## START

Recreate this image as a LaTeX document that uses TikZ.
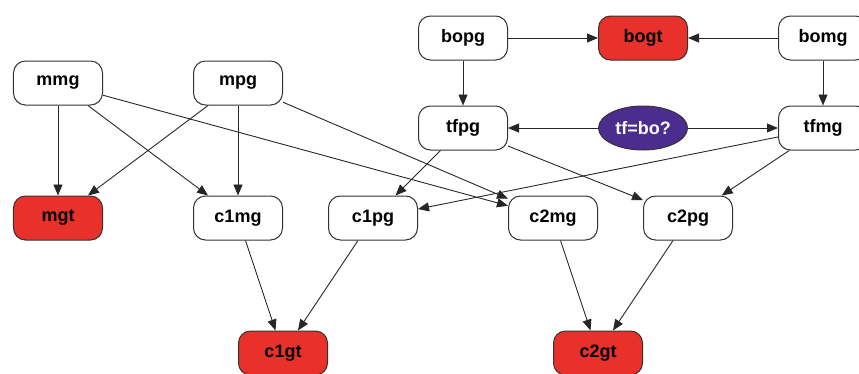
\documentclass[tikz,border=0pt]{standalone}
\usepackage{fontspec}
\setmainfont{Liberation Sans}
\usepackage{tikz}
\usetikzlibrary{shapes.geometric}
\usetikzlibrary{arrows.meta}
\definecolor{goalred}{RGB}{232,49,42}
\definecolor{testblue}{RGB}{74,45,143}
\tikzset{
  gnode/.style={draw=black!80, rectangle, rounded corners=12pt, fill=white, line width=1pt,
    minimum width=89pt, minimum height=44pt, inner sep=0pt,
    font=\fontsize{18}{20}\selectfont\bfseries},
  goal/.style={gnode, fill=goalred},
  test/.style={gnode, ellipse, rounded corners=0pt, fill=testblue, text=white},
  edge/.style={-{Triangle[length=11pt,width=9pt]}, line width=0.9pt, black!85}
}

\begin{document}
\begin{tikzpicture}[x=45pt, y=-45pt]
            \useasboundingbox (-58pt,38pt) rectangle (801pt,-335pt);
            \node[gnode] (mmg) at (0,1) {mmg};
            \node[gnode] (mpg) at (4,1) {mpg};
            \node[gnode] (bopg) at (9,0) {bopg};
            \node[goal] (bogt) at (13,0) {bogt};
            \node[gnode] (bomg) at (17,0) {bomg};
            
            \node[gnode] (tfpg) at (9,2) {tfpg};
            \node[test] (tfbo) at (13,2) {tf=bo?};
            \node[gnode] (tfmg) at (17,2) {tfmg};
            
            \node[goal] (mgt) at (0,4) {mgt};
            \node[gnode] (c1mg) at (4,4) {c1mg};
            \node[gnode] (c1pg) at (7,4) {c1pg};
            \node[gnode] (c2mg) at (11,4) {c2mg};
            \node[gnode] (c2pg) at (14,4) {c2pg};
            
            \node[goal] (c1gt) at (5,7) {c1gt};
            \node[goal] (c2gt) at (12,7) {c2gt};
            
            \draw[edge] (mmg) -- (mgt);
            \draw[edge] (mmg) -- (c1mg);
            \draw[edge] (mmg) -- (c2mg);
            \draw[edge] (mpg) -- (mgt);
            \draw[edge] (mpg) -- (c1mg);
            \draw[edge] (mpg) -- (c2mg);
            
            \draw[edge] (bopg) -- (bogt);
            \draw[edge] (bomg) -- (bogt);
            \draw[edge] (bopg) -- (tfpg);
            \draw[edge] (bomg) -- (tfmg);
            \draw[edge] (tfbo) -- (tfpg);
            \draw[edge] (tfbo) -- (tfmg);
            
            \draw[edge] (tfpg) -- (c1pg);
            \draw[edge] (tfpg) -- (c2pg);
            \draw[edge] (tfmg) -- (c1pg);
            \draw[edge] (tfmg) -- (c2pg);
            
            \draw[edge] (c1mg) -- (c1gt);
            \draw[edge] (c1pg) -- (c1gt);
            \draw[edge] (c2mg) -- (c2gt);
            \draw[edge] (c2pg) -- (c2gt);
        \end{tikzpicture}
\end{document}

## END

Quote the material word for word, dropping any images it holds.

● **Task result**
Recreate this image as a LaTeX document that uses TikZ.
\documentclass[tikz,border=0pt]{standalone}
\usepackage{fontspec}
\setmainfont{Liberation Sans}
\usepackage{tikz}
\usetikzlibrary{shapes.geometric}
\usetikzlibrary{arrows.meta}
\definecolor{goalred}{RGB}{232,49,42}
\definecolor{testblue}{RGB}{74,45,143}
\tikzset{
  gnode/.style={draw=black!80, rectangle, rounded corners=12pt, fill=white, line width=1pt,
    minimum width=89pt, minimum height=44pt, inner sep=0pt,
    font=\fontsize{18}{20}\selectfont\bfseries},
  goal/.style={gnode, fill=goalred},
  test/.style={gnode, ellipse, rounded corners=0pt, fill=testblue, text=white},
  edge/.style={-{Triangle[length=11pt,width=9pt]}, line width=0.9pt, black!85}
}

\begin{document}
\begin{tikzpicture}[x=45pt, y=-45pt]
            \useasboundingbox (-58pt,38pt) rectangle (801pt,-335pt);
            \node[gnode] (mmg) at (0,1) {mmg};
            \node[gnode] (mpg) at (4,1) {mpg};
            \node[gnode] (bopg) at (9,0) {bopg};
            \node[goal] (bogt) at (13,0) {bogt};
            \node[gnode] (bomg) at (17,0) {bomg};
            
            \node[gnode] (tfpg) at (9,2) {tfpg};
            \node[test] (tfbo) at (13,2) {tf=bo?};
            \node[gnode] (tfmg) at (17,2) {tfmg};
            
            \node[goal] (mgt) at (0,4) {mgt};
            \node[gnode] (c1mg) at (4,4) {c1mg};
            \node[gnode] (c1pg) at (7,4) {c1pg};
            \node[gnode] (c2mg) at (11,4) {c2mg};
            \node[gnode] (c2pg) at (14,4) {c2pg};
            
            \node[goal] (c1gt) at (5,7) {c1gt};
            \node[goal] (c2gt) at (12,7) {c2gt};
            
            \draw[edge] (mmg) -- (mgt);
            \draw[edge] (mmg) -- (c1mg);
            \draw[edge] (mmg) -- (c2mg);
            \draw[edge] (mpg) -- (mgt);
            \draw[edge] (mpg) -- (c1mg);
            \draw[edge] (mpg) -- (c2mg);
            
            \draw[edge] (bopg) -- (bogt);
            \draw[edge] (bomg) -- (bogt);
            \draw[edge] (bopg) -- (tfpg);
            \draw[edge] (bomg) -- (tfmg);
            \draw[edge] (tfbo) -- (tfpg);
            \draw[edge] (tfbo) -- (tfmg);
            
            \draw[edge] (tfpg) -- (c1pg);
            \draw[edge] (tfpg) -- (c2pg);
            \draw[edge] (tfmg) -- (c1pg);
            \draw[edge] (tfmg) -- (c2pg);
            
            \draw[edge] (c1mg) -- (c1gt);
            \draw[edge] (c1pg) -- (c1gt);
            \draw[edge] (c2mg) -- (c2gt);
            \draw[edge] (c2pg) -- (c2gt);
        \end{tikzpicture}
\end{document}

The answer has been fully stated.